In some cases, retailers should take an offensive strategy: injecting offers and product information into smartphone formats that crowd out competitors and directly affect consumer shopping decisions. For example, outdoor equipment and apparel maker North Face uses GPS and cell phone location data to create "geo-fences" in some areas of the United States. These virtual zones provide special purchasing incentives when consumers are near a retail store that sells its brand.
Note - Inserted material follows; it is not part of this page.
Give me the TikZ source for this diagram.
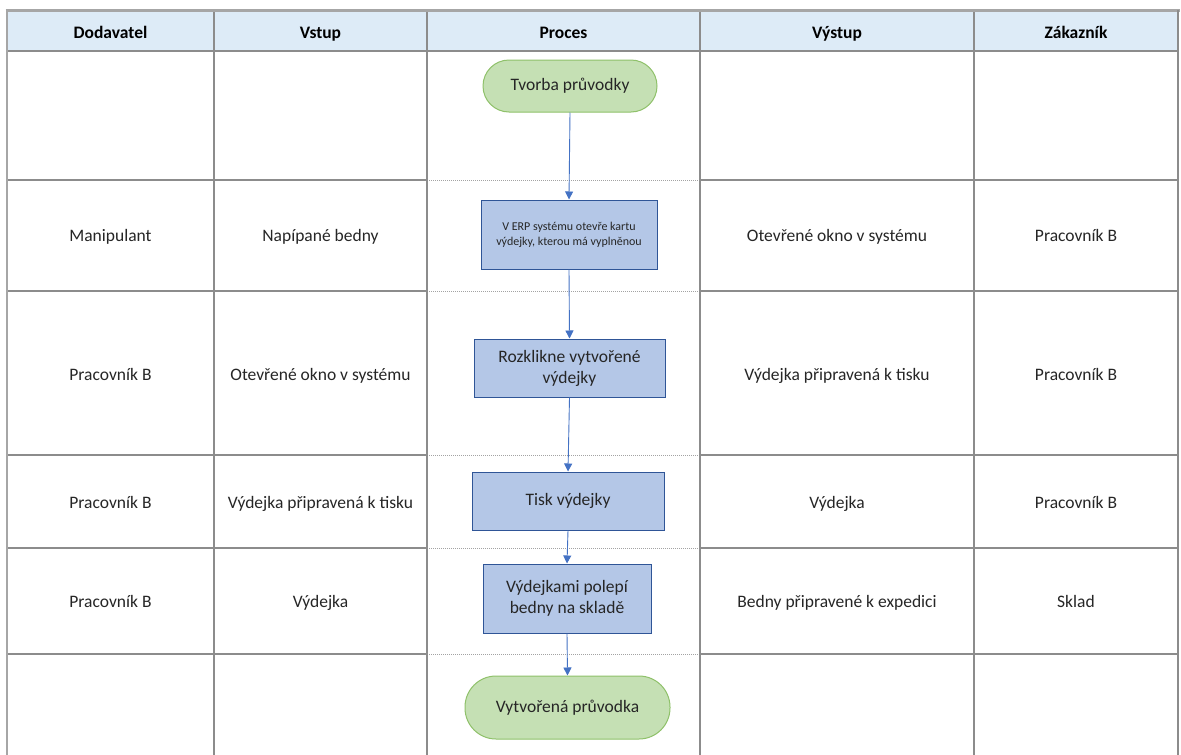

In other situations, a more service-oriented posture is appropriate to protect market share and enrich an already top-flight customer experience. Take IKEA's use of augmented reality technology, which allows customers to create a virtual model of the room they are buying furniture for (by entering the dimensions) and then furnish it with 3-D models of items to see how well the pieces fit. Providing an experience like this not only is useful for shoppers but also keeps their attention on the store's products and minimizes the chances that they will browse the mobile Web for alternatives.
In either case, a set of critical capabilities must be developed to enter this arena, including being able to work with third-party service providers such as Shopkick, Facebook, and Web ad placement and analytics firms AdNetwork, DataXu, and AdMob. In addition, there is the very real need to integrate these outward-facing m-commerce solutions with your own internal IT and marketing systems — the systems that currently gather customer information and analyze business intelligence. Indeed, m-commerce will strain traditional marketing analytics and systems, which are generally not prepared to act decisively on real-time data.
As the early adaptations show, mobile commerce implementations will be as different as the businesses that launch them. But there is a common end game of all m-commerce implementations that is as critical as the technology itself: Give customers an enjoyable, rewarding, and inventive channel in which to purchase your products and increase their loyalty. If that goal remains firmly in sight, your recently launched mobile application will soon become as ingrained in your customers' habits as a 50-year-old catalog or a 20-year-old website.